WHAT IS REQUIRED: Skip pictures; extract every line from the one with "Rebuild this chart" through the one with "-2.4e-6, -5.8e-6, -1.08e-5];", exactly as written.

[Stored items from a collection]

┌────────

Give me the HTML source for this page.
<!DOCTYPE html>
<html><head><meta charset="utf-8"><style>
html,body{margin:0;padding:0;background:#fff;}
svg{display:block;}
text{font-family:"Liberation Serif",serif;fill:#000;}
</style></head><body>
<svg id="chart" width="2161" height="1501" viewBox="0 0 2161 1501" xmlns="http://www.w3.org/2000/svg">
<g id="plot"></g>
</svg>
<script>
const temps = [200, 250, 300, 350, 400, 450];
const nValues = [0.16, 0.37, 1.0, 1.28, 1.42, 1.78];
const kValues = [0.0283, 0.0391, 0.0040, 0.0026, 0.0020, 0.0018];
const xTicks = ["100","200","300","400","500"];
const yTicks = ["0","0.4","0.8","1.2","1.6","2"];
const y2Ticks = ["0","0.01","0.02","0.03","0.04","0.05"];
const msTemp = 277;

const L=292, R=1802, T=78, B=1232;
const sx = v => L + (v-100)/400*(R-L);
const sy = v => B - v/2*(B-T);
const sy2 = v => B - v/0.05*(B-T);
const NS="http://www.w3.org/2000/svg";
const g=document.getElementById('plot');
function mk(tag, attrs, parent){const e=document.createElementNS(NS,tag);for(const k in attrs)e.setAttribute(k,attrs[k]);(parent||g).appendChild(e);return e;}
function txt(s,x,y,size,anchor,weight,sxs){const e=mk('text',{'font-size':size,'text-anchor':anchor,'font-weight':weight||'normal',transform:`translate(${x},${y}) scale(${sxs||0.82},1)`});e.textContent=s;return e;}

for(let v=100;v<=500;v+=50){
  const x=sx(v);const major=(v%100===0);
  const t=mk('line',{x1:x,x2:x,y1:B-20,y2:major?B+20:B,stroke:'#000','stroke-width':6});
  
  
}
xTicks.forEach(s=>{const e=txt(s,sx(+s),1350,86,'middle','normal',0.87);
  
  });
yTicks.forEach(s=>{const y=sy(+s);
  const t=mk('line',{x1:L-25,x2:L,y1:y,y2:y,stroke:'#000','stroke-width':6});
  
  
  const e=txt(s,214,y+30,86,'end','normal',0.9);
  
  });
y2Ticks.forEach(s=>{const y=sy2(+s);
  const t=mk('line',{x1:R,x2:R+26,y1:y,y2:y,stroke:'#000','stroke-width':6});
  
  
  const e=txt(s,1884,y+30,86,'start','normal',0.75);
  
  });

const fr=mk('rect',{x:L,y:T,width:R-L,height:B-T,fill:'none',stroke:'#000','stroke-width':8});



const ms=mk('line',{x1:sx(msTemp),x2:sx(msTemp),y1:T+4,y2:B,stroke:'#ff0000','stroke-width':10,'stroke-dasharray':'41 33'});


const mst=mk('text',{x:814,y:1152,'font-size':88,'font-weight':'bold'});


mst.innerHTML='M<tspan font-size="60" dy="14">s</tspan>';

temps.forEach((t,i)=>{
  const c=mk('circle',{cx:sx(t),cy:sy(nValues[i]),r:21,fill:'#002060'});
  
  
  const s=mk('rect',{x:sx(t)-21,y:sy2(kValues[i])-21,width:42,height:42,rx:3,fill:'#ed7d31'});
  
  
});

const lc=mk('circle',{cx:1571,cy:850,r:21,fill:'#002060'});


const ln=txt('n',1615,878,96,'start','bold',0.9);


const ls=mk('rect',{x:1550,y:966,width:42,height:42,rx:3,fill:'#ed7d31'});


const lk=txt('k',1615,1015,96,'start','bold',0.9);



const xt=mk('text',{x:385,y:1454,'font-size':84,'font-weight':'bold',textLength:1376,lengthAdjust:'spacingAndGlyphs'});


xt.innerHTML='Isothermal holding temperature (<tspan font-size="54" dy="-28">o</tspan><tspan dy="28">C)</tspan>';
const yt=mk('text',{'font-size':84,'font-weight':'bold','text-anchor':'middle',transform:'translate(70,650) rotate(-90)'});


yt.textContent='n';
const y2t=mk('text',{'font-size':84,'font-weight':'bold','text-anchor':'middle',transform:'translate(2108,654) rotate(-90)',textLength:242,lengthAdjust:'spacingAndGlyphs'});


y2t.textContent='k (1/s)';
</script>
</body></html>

└────────
┌────────

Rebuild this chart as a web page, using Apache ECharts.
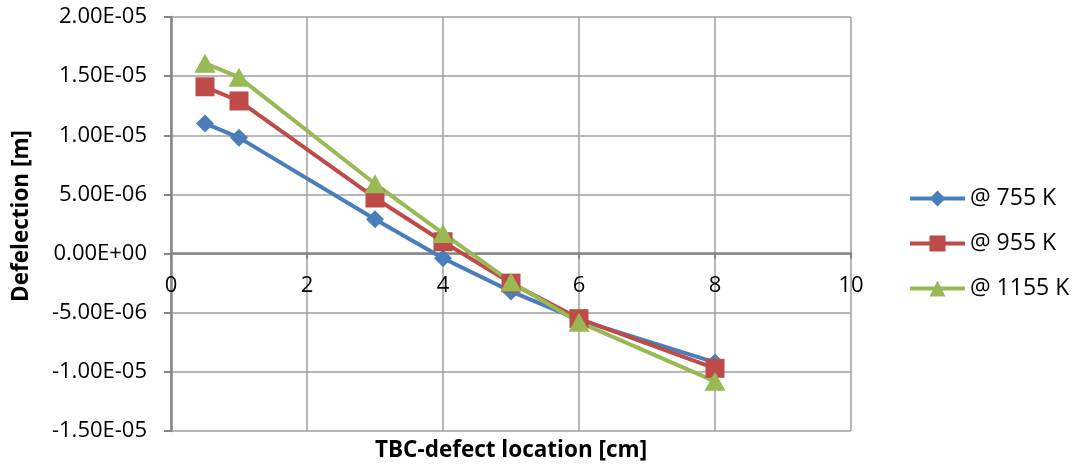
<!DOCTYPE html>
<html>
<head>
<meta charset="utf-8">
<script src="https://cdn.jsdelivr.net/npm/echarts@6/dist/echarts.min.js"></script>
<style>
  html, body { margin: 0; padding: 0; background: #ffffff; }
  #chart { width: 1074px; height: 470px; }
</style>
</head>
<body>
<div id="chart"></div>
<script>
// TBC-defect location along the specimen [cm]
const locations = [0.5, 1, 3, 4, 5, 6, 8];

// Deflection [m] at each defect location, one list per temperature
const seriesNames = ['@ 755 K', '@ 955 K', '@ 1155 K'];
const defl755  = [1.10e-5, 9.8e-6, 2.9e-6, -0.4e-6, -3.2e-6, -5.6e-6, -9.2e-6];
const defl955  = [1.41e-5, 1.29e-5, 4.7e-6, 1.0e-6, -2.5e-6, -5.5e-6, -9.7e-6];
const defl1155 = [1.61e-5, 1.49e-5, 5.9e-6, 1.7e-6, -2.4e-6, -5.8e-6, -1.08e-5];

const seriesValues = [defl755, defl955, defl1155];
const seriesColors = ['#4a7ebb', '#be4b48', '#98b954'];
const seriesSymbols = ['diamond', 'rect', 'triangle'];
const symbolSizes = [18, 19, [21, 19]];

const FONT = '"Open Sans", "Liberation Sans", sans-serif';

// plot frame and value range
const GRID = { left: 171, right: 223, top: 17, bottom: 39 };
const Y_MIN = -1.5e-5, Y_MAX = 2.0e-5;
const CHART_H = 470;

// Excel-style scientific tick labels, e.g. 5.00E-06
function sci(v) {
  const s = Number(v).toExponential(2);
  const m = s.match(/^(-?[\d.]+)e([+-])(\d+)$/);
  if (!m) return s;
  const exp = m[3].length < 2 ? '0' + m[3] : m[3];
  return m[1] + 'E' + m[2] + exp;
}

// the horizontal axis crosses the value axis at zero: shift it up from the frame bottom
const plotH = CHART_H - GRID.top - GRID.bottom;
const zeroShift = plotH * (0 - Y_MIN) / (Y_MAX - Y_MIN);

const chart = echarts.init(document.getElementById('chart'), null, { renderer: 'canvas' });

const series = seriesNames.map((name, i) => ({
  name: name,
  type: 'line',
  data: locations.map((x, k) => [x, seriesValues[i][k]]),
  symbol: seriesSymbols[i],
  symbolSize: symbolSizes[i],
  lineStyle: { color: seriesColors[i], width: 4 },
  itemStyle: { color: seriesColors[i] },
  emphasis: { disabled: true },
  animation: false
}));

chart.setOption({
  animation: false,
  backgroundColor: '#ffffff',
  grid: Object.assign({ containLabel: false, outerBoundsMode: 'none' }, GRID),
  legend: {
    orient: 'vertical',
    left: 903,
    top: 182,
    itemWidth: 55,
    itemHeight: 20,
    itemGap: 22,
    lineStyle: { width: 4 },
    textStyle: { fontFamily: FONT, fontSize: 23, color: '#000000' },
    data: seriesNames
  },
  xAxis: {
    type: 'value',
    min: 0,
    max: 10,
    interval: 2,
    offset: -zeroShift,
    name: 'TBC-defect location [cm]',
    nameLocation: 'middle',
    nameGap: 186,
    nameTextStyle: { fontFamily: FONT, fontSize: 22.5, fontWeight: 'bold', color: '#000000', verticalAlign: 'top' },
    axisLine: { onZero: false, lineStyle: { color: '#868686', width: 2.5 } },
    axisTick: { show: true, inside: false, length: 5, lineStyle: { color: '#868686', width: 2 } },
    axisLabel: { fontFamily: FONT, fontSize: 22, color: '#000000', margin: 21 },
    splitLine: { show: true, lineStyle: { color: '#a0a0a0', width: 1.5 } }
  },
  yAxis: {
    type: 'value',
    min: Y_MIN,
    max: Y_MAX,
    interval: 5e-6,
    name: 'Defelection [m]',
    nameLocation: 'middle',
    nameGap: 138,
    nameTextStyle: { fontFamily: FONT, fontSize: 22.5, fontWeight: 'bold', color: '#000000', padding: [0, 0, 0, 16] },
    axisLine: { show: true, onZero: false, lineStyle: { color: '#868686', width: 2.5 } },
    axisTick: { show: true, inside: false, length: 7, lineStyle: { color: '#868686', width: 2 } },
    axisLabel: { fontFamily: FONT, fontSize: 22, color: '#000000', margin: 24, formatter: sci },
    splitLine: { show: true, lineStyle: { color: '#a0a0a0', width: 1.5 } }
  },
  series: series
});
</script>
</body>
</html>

└────────

CORRECT RESPONSE:
Rebuild this chart as a web page, using Apache ECharts.
<!DOCTYPE html>
<html>
<head>
<meta charset="utf-8">
<script src="https://cdn.jsdelivr.net/npm/echarts@6/dist/echarts.min.js"></script>
<style>
  html, body { margin: 0; padding: 0; background: #ffffff; }
  #chart { width: 1074px; height: 470px; }
</style>
</head>
<body>
<div id="chart"></div>
<script>
// TBC-defect location along the specimen [cm]
const locations = [0.5, 1, 3, 4, 5, 6, 8];

// Deflection [m] at each defect location, one list per temperature
const seriesNames = ['@ 755 K', '@ 955 K', '@ 1155 K'];
const defl755  = [1.10e-5, 9.8e-6, 2.9e-6, -0.4e-6, -3.2e-6, -5.6e-6, -9.2e-6];
const defl955  = [1.41e-5, 1.29e-5, 4.7e-6, 1.0e-6, -2.5e-6, -5.5e-6, -9.7e-6];
const defl1155 = [1.61e-5, 1.49e-5, 5.9e-6, 1.7e-6, -2.4e-6, -5.8e-6, -1.08e-5];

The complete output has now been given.